What to do →
Write the records below out in full, character for character, with no pictures.

Material for this task →
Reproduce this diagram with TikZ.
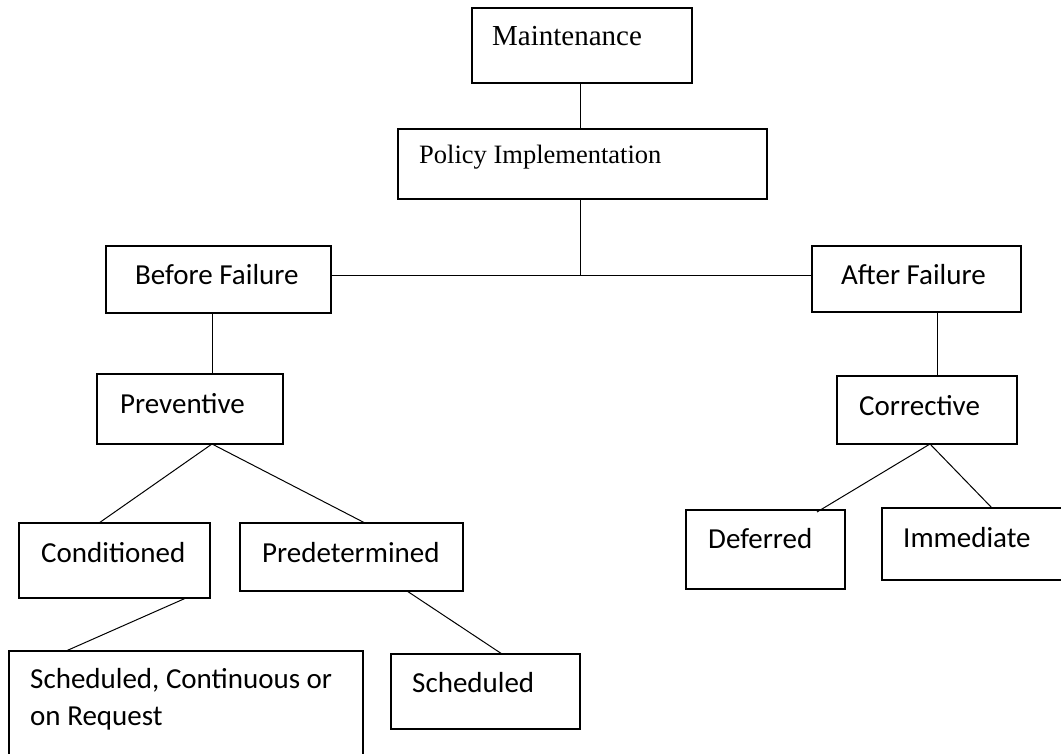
\documentclass[tikz,border=0pt]{standalone}
\usepackage{fontspec}
\setmainfont{Liberation Serif}
\newfontfamily\calib{Carlito}
\begin{document}
\begin{tikzpicture}[x=1pt,y=-1pt,
  box/.style={draw=black,line width=1.7pt,anchor=north west,inner sep=0pt,outer sep=0pt},
  conn/.style={draw=black,line width=1pt},
  serlab/.style={anchor=base west,inner sep=0pt,font=\fontsize{29}{35}\selectfont},
  serlabs/.style={anchor=base west,inner sep=0pt,font=\fontsize{26.5}{32}\selectfont},
  sanlab/.style={anchor=base west,inner sep=0pt,font=\calib\fontsize{29}{37}\selectfont}]
\useasboundingbox (0,0) rectangle (1061,754);
\fill[white] (0,0) rectangle (1061,754);
% boxes
\node[box,minimum width=220pt,minimum height=75pt] (maint) at (472,8) {};
\node[box,minimum width=369pt,minimum height=70pt] (policy) at (398,129) {};
\node[box,minimum width=225pt,minimum height=67pt] (before) at (106,246) {};
\node[box,minimum width=209pt,minimum height=66pt] (after) at (812,246) {};
\node[box,minimum width=186pt,minimum height=70pt] (prev) at (97,374) {};
\node[box,minimum width=180pt,minimum height=68pt] (corr) at (837,376) {};
\node[box,minimum width=191pt,minimum height=75pt] (cond) at (19,523) {};
\node[box,minimum width=223pt,minimum height=68pt] (pred) at (240,523) {};
\node[box,minimum width=159pt,minimum height=79pt] (defer) at (686,510) {};
\node[box,minimum width=190pt,minimum height=72pt] (immed) at (882,508) {};
\node[box,minimum width=354pt,minimum height=105pt] (sccr) at (9,651) {};
\node[box,minimum width=189pt,minimum height=75pt] (sched) at (391,654) {};
% texts
\node[serlab] (tmaint) at (492,46) {Maintenance};
\node[serlabs] (tpolicy) at (419,164) {Policy Implementation};
\node[sanlab] (tbefore) at (135,285) {Before Failure};
\node[sanlab] (tafter) at (841,285) {After Failure};
\node[sanlab] (tprev) at (120,413) {Preventive};
\node[sanlab] (tcorr) at (859,415) {Corrective};
\node[sanlab] (tcond) at (41,562) {Conditioned};
\node[sanlab] (tpred) at (262,562) {Predetermined};
\node[sanlab] (tdefer) at (708,548) {Deferred};
\node[sanlab] (timmed) at (903,547) {Immediate};
\node[sanlab] (tsccr1) at (30,688) {Scheduled, Continuous or};
\node[sanlab] (tsccr2) at (30,725) {on Request};
\node[sanlab] (tsched) at (412,692) {Scheduled};
% connectors
\coordinate (junc) at (580,276);
\draw[conn] ([xshift=108pt]maint.south west) -- ([xshift=182pt]policy.north west);
\draw[conn] ([xshift=182pt]policy.south west) -- (junc);
\draw[conn] (before.east |- junc) -- (after.west |- junc);
\draw[conn] ([xshift=106pt]before.south west) -- ([xshift=115pt]prev.north west);
\draw[conn] ([xshift=125pt]after.south west) -- ([xshift=100pt]corr.north west);
\draw[conn] ([xshift=115pt]prev.south west) -- ([xshift=80pt]cond.north west);
\draw[conn] ([xshift=115pt]prev.south west) -- ([xshift=125pt]pred.north west);
\draw[conn] ([xshift=93pt]corr.south west) -- ([xshift=131pt,yshift=-2pt]defer.north west);
\draw[conn] ([xshift=93pt]corr.south west) -- ([xshift=110pt]immed.north west);
\draw[conn] ([xshift=167pt]cond.south west) -- ([xshift=57pt]sccr.north west);
\draw[conn] ([xshift=167pt]pred.south west) -- ([xshift=111pt]sched.north west);
\end{tikzpicture}
\end{document}
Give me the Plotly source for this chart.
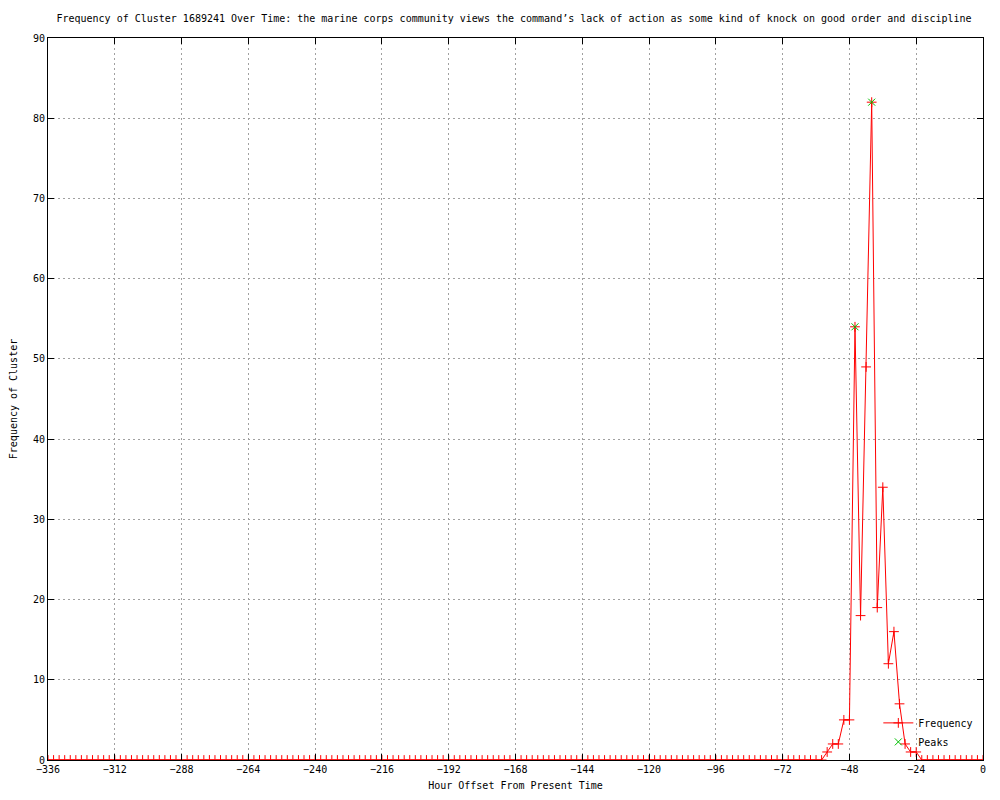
import plotly.graph_objects as go

hours = list(range(-336, 1, 2))
frequency = [
    0, 0, 0, 0, 0, 0, 0, 0, 0, 0, 0, 0, 0, 0, 0, 0, 0, 0, 0, 0,
    0, 0, 0, 0, 0, 0, 0, 0, 0, 0, 0, 0, 0, 0, 0, 0, 0, 0, 0, 0,
    0, 0, 0, 0, 0, 0, 0, 0, 0, 0, 0, 0, 0, 0, 0, 0, 0, 0, 0, 0,
    0, 0, 0, 0, 0, 0, 0, 0, 0, 0, 0, 0, 0, 0, 0, 0, 0, 0, 0, 0,
    0, 0, 0, 0, 0, 0, 0, 0, 0, 0, 0, 0, 0, 0, 0, 0, 0, 0, 0, 0,
    0, 0, 0, 0, 0, 0, 0, 0, 0, 0, 0, 0, 0, 0, 0, 0, 0, 0, 0, 0,
    0, 0, 0, 0, 0, 0, 0, 0, 0, 0, 0, 0, 0, 0, 0, 0, 0, 0, 0,
    # -58 .. -22
    0, 1, 2, 2, 5, 5, 54, 18, 49, 82, 19, 34, 12, 16, 7, 2, 1, 1, 0,
    # -20 .. 0
    0, 0, 0, 0, 0, 0, 0, 0, 0, 0, 0,
]
peak_hours = [-46, -40]
peak_values = [54, 82]

title = ("Frequency of Cluster 1689241 Over Time: the marine corps community views "
         "the command’s lack of action as some kind of knock on good order and discipline")
x_ticks = list(range(-336, 1, 24))
y_ticks = list(range(0, 91, 10))

FONT = "DejaVu Sans Mono"

fig = go.Figure()
fig.add_trace(go.Scatter(
    x=hours, y=frequency, mode="lines+markers", name="Frequency",
    line=dict(color="#ff0000", width=1),
    marker=dict(symbol="cross-thin", size=7, color="#ff0000",
                line=dict(color="#ff0000", width=1)),
))
fig.add_trace(go.Scatter(
    x=peak_hours, y=peak_values, mode="markers", name="Peaks",
    marker=dict(symbol="x-thin", size=7, color="#00c000",
                line=dict(color="#00c000", width=1)),
))

axis_common = dict(
    showline=True, linecolor="black", linewidth=1, mirror="ticks",
    ticks="inside", ticklen=6, tickcolor="black",
    showgrid=True, gridcolor="#a0a0a0", griddash="2px,3px", gridwidth=1,
    zeroline=False, tickfont=dict(family=FONT, size=10, color="black"),
    automargin=False,
)

fig.update_layout(
    width=1000, height=800,
    margin=dict(l=40, r=25, t=30, b=48),
    paper_bgcolor="white", plot_bgcolor="white",
    font=dict(family=FONT, size=10, color="black"),
    title=dict(text=title, x=0.506, xanchor="center", y=0.9875, yanchor="middle",
               font=dict(family=FONT, size=10, color="black")),
    xaxis=dict(range=[-336, 0], tickvals=x_ticks,
               title=dict(text="Hour Offset From Present Time", standoff=7,
                          font=dict(family=FONT, size=10)),
               **axis_common),
    yaxis=dict(range=[0, 90], tickvals=y_ticks,
               title=dict(text="Frequency of Cluster", standoff=13,
                          font=dict(family=FONT, size=10)),
               **axis_common),
    legend=dict(x=0.995, y=0.005, xanchor="right", yanchor="bottom",
                bgcolor="rgba(0,0,0,0)", font=dict(family=FONT, size=10),
                tracegroupgap=0),
    showlegend=True,
)

fig.write_html("out.html")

Finished exercise →
Reproduce this diagram with TikZ.
\documentclass[tikz,border=0pt]{standalone}
\usepackage{fontspec}
\setmainfont{Liberation Serif}
\newfontfamily\calib{Carlito}
\begin{document}
\begin{tikzpicture}[x=1pt,y=-1pt,
  box/.style={draw=black,line width=1.7pt,anchor=north west,inner sep=0pt,outer sep=0pt},
  conn/.style={draw=black,line width=1pt},
  serlab/.style={anchor=base west,inner sep=0pt,font=\fontsize{29}{35}\selectfont},
  serlabs/.style={anchor=base west,inner sep=0pt,font=\fontsize{26.5}{32}\selectfont},
  sanlab/.style={anchor=base west,inner sep=0pt,font=\calib\fontsize{29}{37}\selectfont}]
\useasboundingbox (0,0) rectangle (1061,754);
\fill[white] (0,0) rectangle (1061,754);
% boxes
\node[box,minimum width=220pt,minimum height=75pt] (maint) at (472,8) {};
\node[box,minimum width=369pt,minimum height=70pt] (policy) at (398,129) {};
\node[box,minimum width=225pt,minimum height=67pt] (before) at (106,246) {};
\node[box,minimum width=209pt,minimum height=66pt] (after) at (812,246) {};
\node[box,minimum width=186pt,minimum height=70pt] (prev) at (97,374) {};
\node[box,minimum width=180pt,minimum height=68pt] (corr) at (837,376) {};
\node[box,minimum width=191pt,minimum height=75pt] (cond) at (19,523) {};
\node[box,minimum width=223pt,minimum height=68pt] (pred) at (240,523) {};
\node[box,minimum width=159pt,minimum height=79pt] (defer) at (686,510) {};
\node[box,minimum width=190pt,minimum height=72pt] (immed) at (882,508) {};
\node[box,minimum width=354pt,minimum height=105pt] (sccr) at (9,651) {};
\node[box,minimum width=189pt,minimum height=75pt] (sched) at (391,654) {};
% texts
\node[serlab] (tmaint) at (492,46) {Maintenance};
\node[serlabs] (tpolicy) at (419,164) {Policy Implementation};
\node[sanlab] (tbefore) at (135,285) {Before Failure};
\node[sanlab] (tafter) at (841,285) {After Failure};
\node[sanlab] (tprev) at (120,413) {Preventive};
\node[sanlab] (tcorr) at (859,415) {Corrective};
\node[sanlab] (tcond) at (41,562) {Conditioned};
\node[sanlab] (tpred) at (262,562) {Predetermined};
\node[sanlab] (tdefer) at (708,548) {Deferred};
\node[sanlab] (timmed) at (903,547) {Immediate};
\node[sanlab] (tsccr1) at (30,688) {Scheduled, Continuous or};
\node[sanlab] (tsccr2) at (30,725) {on Request};
\node[sanlab] (tsched) at (412,692) {Scheduled};
% connectors
\coordinate (junc) at (580,276);
\draw[conn] ([xshift=108pt]maint.south west) -- ([xshift=182pt]policy.north west);
\draw[conn] ([xshift=182pt]policy.south west) -- (junc);
\draw[conn] (before.east |- junc) -- (after.west |- junc);
\draw[conn] ([xshift=106pt]before.south west) -- ([xshift=115pt]prev.north west);
\draw[conn] ([xshift=125pt]after.south west) -- ([xshift=100pt]corr.north west);
\draw[conn] ([xshift=115pt]prev.south west) -- ([xshift=80pt]cond.north west);
\draw[conn] ([xshift=115pt]prev.south west) -- ([xshift=125pt]pred.north west);
\draw[conn] ([xshift=93pt]corr.south west) -- ([xshift=131pt,yshift=-2pt]defer.north west);
\draw[conn] ([xshift=93pt]corr.south west) -- ([xshift=110pt]immed.north west);
\draw[conn] ([xshift=167pt]cond.south west) -- ([xshift=57pt]sccr.north west);
\draw[conn] ([xshift=167pt]pred.south west) -- ([xshift=111pt]sched.north west);
\end{tikzpicture}
\end{document}
Give me the Plotly source for this chart.
import plotly.graph_objects as go

hours = list(range(-336, 1, 2))
frequency = [
    0, 0, 0, 0, 0, 0, 0, 0, 0, 0, 0, 0, 0, 0, 0, 0, 0, 0, 0, 0,
    0, 0, 0, 0, 0, 0, 0, 0, 0, 0, 0, 0, 0, 0, 0, 0, 0, 0, 0, 0,
    0, 0, 0, 0, 0, 0, 0, 0, 0, 0, 0, 0, 0, 0, 0, 0, 0, 0, 0, 0,
    0, 0, 0, 0, 0, 0, 0, 0, 0, 0, 0, 0, 0, 0, 0, 0, 0, 0, 0, 0,
    0, 0, 0, 0, 0, 0, 0, 0, 0, 0, 0, 0, 0, 0, 0, 0, 0, 0, 0, 0,
    0, 0, 0, 0, 0, 0, 0, 0, 0, 0, 0, 0, 0, 0, 0, 0, 0, 0, 0, 0,
    0, 0, 0, 0, 0, 0, 0, 0, 0, 0, 0, 0, 0, 0, 0, 0, 0, 0, 0,
    # -58 .. -22
    0, 1, 2, 2, 5, 5, 54, 18, 49, 82, 19, 34, 12, 16, 7, 2, 1, 1, 0,
    # -20 .. 0
    0, 0, 0, 0, 0, 0, 0, 0, 0, 0, 0,
]
peak_hours = [-46, -40]
peak_values = [54, 82]

title = ("Frequency of Cluster 1689241 Over Time: the marine corps community views "
         "the command’s lack of action as some kind of knock on good order and discipline")
x_ticks = list(range(-336, 1, 24))
y_ticks = list(range(0, 91, 10))

FONT = "DejaVu Sans Mono"

fig = go.Figure()
fig.add_trace(go.Scatter(
    x=hours, y=frequency, mode="lines+markers", name="Frequency",
    line=dict(color="#ff0000", width=1),
    marker=dict(symbol="cross-thin", size=7, color="#ff0000",
                line=dict(color="#ff0000", width=1)),
))
fig.add_trace(go.Scatter(
    x=peak_hours, y=peak_values, mode="markers", name="Peaks",
    marker=dict(symbol="x-thin", size=7, color="#00c000",
                line=dict(color="#00c000", width=1)),
))

axis_common = dict(
    showline=True, linecolor="black", linewidth=1, mirror="ticks",
    ticks="inside", ticklen=6, tickcolor="black",
    showgrid=True, gridcolor="#a0a0a0", griddash="2px,3px", gridwidth=1,
    zeroline=False, tickfont=dict(family=FONT, size=10, color="black"),
    automargin=False,
)

fig.update_layout(
    width=1000, height=800,
    margin=dict(l=40, r=25, t=30, b=48),
    paper_bgcolor="white", plot_bgcolor="white",
    font=dict(family=FONT, size=10, color="black"),
    title=dict(text=title, x=0.506, xanchor="center", y=0.9875, yanchor="middle",
               font=dict(family=FONT, size=10, color="black")),
    xaxis=dict(range=[-336, 0], tickvals=x_ticks,
               title=dict(text="Hour Offset From Present Time", standoff=7,
                          font=dict(family=FONT, size=10)),
               **axis_common),
    yaxis=dict(range=[0, 90], tickvals=y_ticks,
               title=dict(text="Frequency of Cluster", standoff=13,
                          font=dict(family=FONT, size=10)),
               **axis_common),
    legend=dict(x=0.995, y=0.005, xanchor="right", yanchor="bottom",
                bgcolor="rgba(0,0,0,0)", font=dict(family=FONT, size=10),
                tracegroupgap=0),
    showlegend=True,
)

fig.write_html("out.html")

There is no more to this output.